‘Encontrei agora, entre muitos papéis velhos, esta pequena nota que escrevi há muitos anos em resposta a um pedido de depoimento sobre a “Lusofonia”, feito não sei por quem e publicada não sei onde. No fundo, e embora polémica, esta nota representa ainda o que eu penso sobre o conceito, para mim errado, de Lusofonia:’
Lusodisfonia
As frequentes situações de dificuldade de comunicação ou de estranheza entre falantes de Portugal e do Brasil (e a esse respeito eu teria muitas histórias para contar) fazem-me concluir que o termo ‘lusofonia’ não é adequado: atendo-nos à etimologia da palavra e ao processo histórico em geral, ela deveria referir-se a uma ‘forma de ordem’ comum a vários países, definida de um modo inquestionável pelos ‘parâmetros fónicos’ de um deles, Portugal.

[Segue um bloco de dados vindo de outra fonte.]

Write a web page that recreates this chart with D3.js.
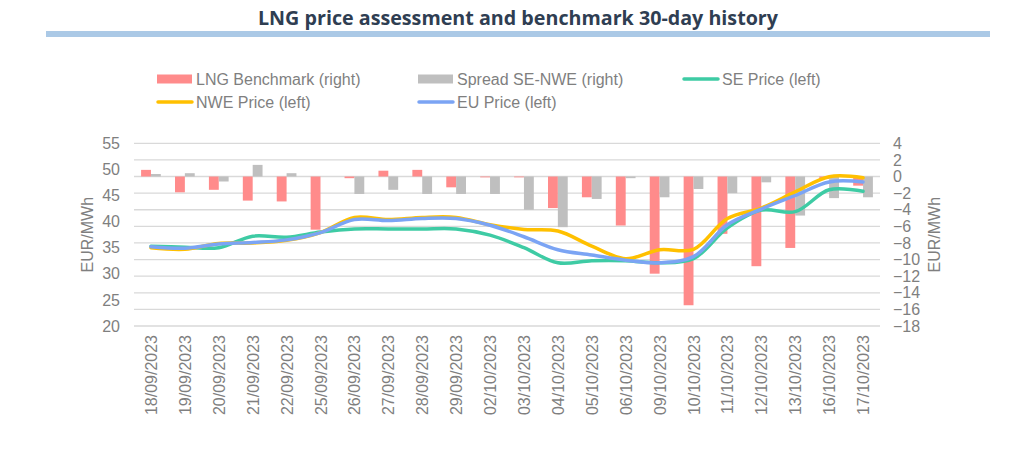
<!DOCTYPE html>
<html>
<head>
<meta charset="utf-8">
<script src="https://cdn.jsdelivr.net/npm/d3@7"></script>
<style>
  body { margin: 0; background: #fff; }
  text { font-family: "Liberation Sans", Arial, sans-serif; }
</style>
</head>
<body>
<script>
// categories and series
const dates = ["18/09/2023","19/09/2023","20/09/2023","21/09/2023","22/09/2023","25/09/2023","26/09/2023","27/09/2023","28/09/2023","29/09/2023","02/10/2023","03/10/2023","04/10/2023","05/10/2023","06/10/2023","09/10/2023","10/10/2023","11/10/2023","12/10/2023","13/10/2023","16/10/2023","17/10/2023"];
const lngBenchmark = [0.8,-1.9,-1.6,-2.9,-3.0,-6.4,-0.2,0.7,0.8,-1.3,-0.1,-0.1,-3.8,-2.5,-5.9,-11.7,-15.5,-6.9,-10.8,-8.6,-0.3,-1.1];
const spreadSeNwe = [0.3,0.4,-0.6,1.4,0.4,0,-2.1,-1.6,-2.1,-2.1,-2.1,-4.0,-6.1,-2.7,-0.2,-2.5,-1.5,-2.0,-0.7,-4.7,-2.6,-2.5];
const sePrice = [35.3,35.1,35.0,37.2,37.0,38.0,38.6,38.6,38.6,38.6,37.4,35.0,32.1,32.5,32.5,32.1,32.9,38.8,42.2,41.9,46.1,45.8];
const nwePrice = [35.0,34.7,35.8,35.9,36.4,37.9,40.8,40.4,40.8,40.8,39.4,38.5,38.2,35.3,32.9,34.6,34.7,40.6,42.6,45.7,48.6,48.4];
const euPrice = [35.2,34.9,35.7,36.0,36.5,37.9,40.4,40.2,40.6,40.6,39.3,37.1,34.6,33.6,32.6,32.1,33.3,39.4,42.4,45.0,47.6,47.6];
const leftTicks = [20,25,30,35,40,45,50,55];
const rightTicks = [-18,-16,-14,-12,-10,-8,-6,-4,-2,0,2,4];

const W = 1024, H = 449;
const plot = {left: 134, right: 880, top: 143.3, bottom: 326};
const grey = "#7f7f7f";

const svg = d3.select("body").append("svg").attr("width", W).attr("height", H);

// title + band
svg.append("text")
  .attr("x", 518).attr("y", 25)
  .attr("text-anchor", "middle")
  .attr("textLength", 520).attr("lengthAdjust", "spacingAndGlyphs")
  .style("font-family", "'Open Sans', sans-serif")
  .style("font-weight", "bold").style("font-size", "20px")
  .attr("fill", "#2f3e52")
  .text("LNG price assessment and benchmark 30-day history");
svg.append("rect").attr("x", 46).attr("y", 31).attr("width", 944).attr("height", 6).attr("fill", "#abc9e6");

// scales
const x = d3.scaleBand().domain(dates).range([plot.left, plot.right]);
const xSub = d3.scaleBand().domain(["lng","spread"]).range([0, x.bandwidth()]).paddingOuter(0.72);
const yL = d3.scaleLinear().domain([20, 55]).range([plot.bottom, plot.top]);
const yR = d3.scaleLinear().domain([-18, 4]).range([plot.bottom, plot.top]);

// gridlines on the right axis ticks
svg.append("g").selectAll("line").data(rightTicks).join("line")
  .attr("x1", plot.left).attr("x2", plot.right)
  .attr("y1", d => yR(d)).attr("y2", d => yR(d))
  .attr("stroke", "#d9d9d9").attr("stroke-width", 1.3);

// left axis
const gL = svg.append("g").attr("transform", `translate(${plot.left - 12},0)`)
  .call(d3.axisLeft(yL).tickValues(leftTicks).tickSize(0).tickPadding(2));
gL.select(".domain").remove();
gL.selectAll("text").attr("fill", grey).style("font-size", "16px").style("font-family", "'Liberation Sans', Arial, sans-serif");

// right axis
const gR = svg.append("g").attr("transform", `translate(${plot.right + 11},0)`)
  .call(d3.axisRight(yR).tickValues(rightTicks).tickSize(0).tickPadding(2));
gR.select(".domain").remove();
gR.selectAll("text").attr("fill", grey).style("font-size", "16px").style("font-family", "'Liberation Sans', Arial, sans-serif");

// axis titles
svg.append("text").attr("transform", `translate(93,${(plot.top + plot.bottom) / 2}) rotate(-90)`)
  .attr("text-anchor", "middle").attr("fill", grey).style("font-size", "16px").text("EUR/MWh");
svg.append("text").attr("transform", `translate(940,${(plot.top + plot.bottom) / 2}) rotate(-90)`)
  .attr("text-anchor", "middle").attr("fill", grey).style("font-size", "16px").text("EUR/MWh");

// x labels
svg.append("g").selectAll("text").data(dates).join("text")
  .attr("transform", d => `translate(${x(d) + x.bandwidth() / 2 + 6},335) rotate(-90)`)
  .attr("text-anchor", "end").attr("fill", grey).style("font-size", "16px")
  .text(d => d);

// bars
const barG = svg.append("g");
const bars = [
  {key: "lng", vals: lngBenchmark, color: "#ff8b8b"},
  {key: "spread", vals: spreadSeNwe, color: "#bfbfbf"}
];
bars.forEach(s => {
  barG.append("g").selectAll("rect").data(s.vals).join("rect")
    .attr("x", (d, i) => x(dates[i]) + xSub(s.key))
    .attr("width", xSub.bandwidth())
    .attr("y", d => Math.min(yR(d), yR(0)))
    .attr("height", d => Math.abs(yR(d) - yR(0)))
    .attr("fill", s.color);
});

// lines
const lines = [
  {vals: sePrice, color: "#3ecba4"},
  {vals: nwePrice, color: "#ffc000"},
  {vals: euPrice, color: "#7ba4f4"}
];
const lineGen = d3.line()
  .x((d, i) => x(dates[i]) + x.bandwidth() / 2)
  .y(d => yL(d))
  .curve(d3.curveCatmullRom.alpha(0.5));
lines.forEach(s => {
  svg.append("path").datum(s.vals)
    .attr("d", lineGen)
    .attr("fill", "none").attr("stroke", s.color)
    .attr("stroke-width", 3.5).attr("stroke-linecap", "round").attr("stroke-linejoin", "round");
});

// legend
const legend = [
  {label: "LNG Benchmark (right)", color: "#ff8b8b", type: "bar", x: 157, y: 79},
  {label: "Spread SE-NWE (right)", color: "#bfbfbf", type: "bar", x: 418, y: 79},
  {label: "SE Price (left)", color: "#3ecba4", type: "line", x: 683, y: 79},
  {label: "NWE Price (left)", color: "#ffc000", type: "line", x: 157, y: 102},
  {label: "EU Price (left)", color: "#7ba4f4", type: "line", x: 418, y: 102}
];
const lg = svg.append("g").selectAll("g").data(legend).join("g")
  .attr("transform", d => `translate(${d.x},${d.y})`);
lg.filter(d => d.type === "bar").append("rect")
  .attr("x", 0).attr("y", -4.5).attr("width", 35).attr("height", 9).attr("fill", d => d.color);
lg.filter(d => d.type === "line").append("line")
  .attr("x1", 1).attr("x2", 35).attr("y1", 0).attr("y2", 0)
  .attr("stroke", d => d.color).attr("stroke-width", 3.5).attr("stroke-linecap", "round");
lg.append("text").attr("x", 39).attr("y", 6).attr("fill", grey).style("font-size", "16px")
  .text(d => d.label);
</script>
</body>
</html>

Ora, na realidade, não é isso o que acontece: primeiro, porque se eu falar normalmente o ‘meu’ português, não sou espontaneamente entendido pela faixa sócio-cultural brasileira correspondente às camadas média-baixa e baixa que representam, ‘grosso modo’, para aí uns oitenta por cento da população dita (por nós e por quem mais?) ‘lusófona’; segundo, porque as camadas média-alta e alta da mesma população acham que eu falo português ‘com sotaque’, integrando-me assim numa ‘variante’ a uma ‘norma’, pelo que – onde arranjarei eu convicção para lhes explicar que todos somos lusófonos e que é a ‘norma’ por mim seguida (e que para eles não passa de uma variante à ‘norma deles’) que deve definir essa tal lusofonia?
Nestes termos, acho que não existe lusofonia, a não ser que nos restrinjamos apenas a um momento histórico que não me parece que seja o nosso: terá havido, algures no passado, uma ‘forma de ordem’ (que ‘a posteriori’ podemos classificar como ‘lusofonia’) que no entanto, e tal como as rosas de Malherbe, não terá durado mais que o espaço de uma manhã: dizem as leis da entropia que a desordem de um sistema tem tendência a aumentar com o tempo. Ora, as situações de dificuldade de comunicação a que me referi são o resultado destas leis, e deverão ainda ser encaradas à luz dos princípios da irreversibilidade (Heraclito, Clausius): por muito que nos custe a aceitar, a ‘desordem’ do nosso sistema linguístico está sempre a aumentar ao mesmo tempo e no mesmo sentido em que o mesmo sistema se vai expandindo, pelo que o que temos hoje é mais uma ‘lusodisfonia’ (ou seja, uma ‘forma de desordem fónica’, que tenderá a aumentar cada vez mais, no interior do sistema linguístico do português, conduzindo a novas ‘formas de ordem’ ou ‘normas’), e não uma lusofonia; daí que qualquer tentativa para ‘ordenar’ o sistema de acordo com a estratégia de que «eu sou a norma e tu a variante» (implícita no conceito de «lusofonia») conduzirá forçosamente a uma insustentável reversibilidade do princípio da exclusão: portugueses e brasileiros (e africanos, num futuro breve) acham sempre que é ‘o outro’ que fala com sotaque.
Perante isto, não há lusofonia que resista.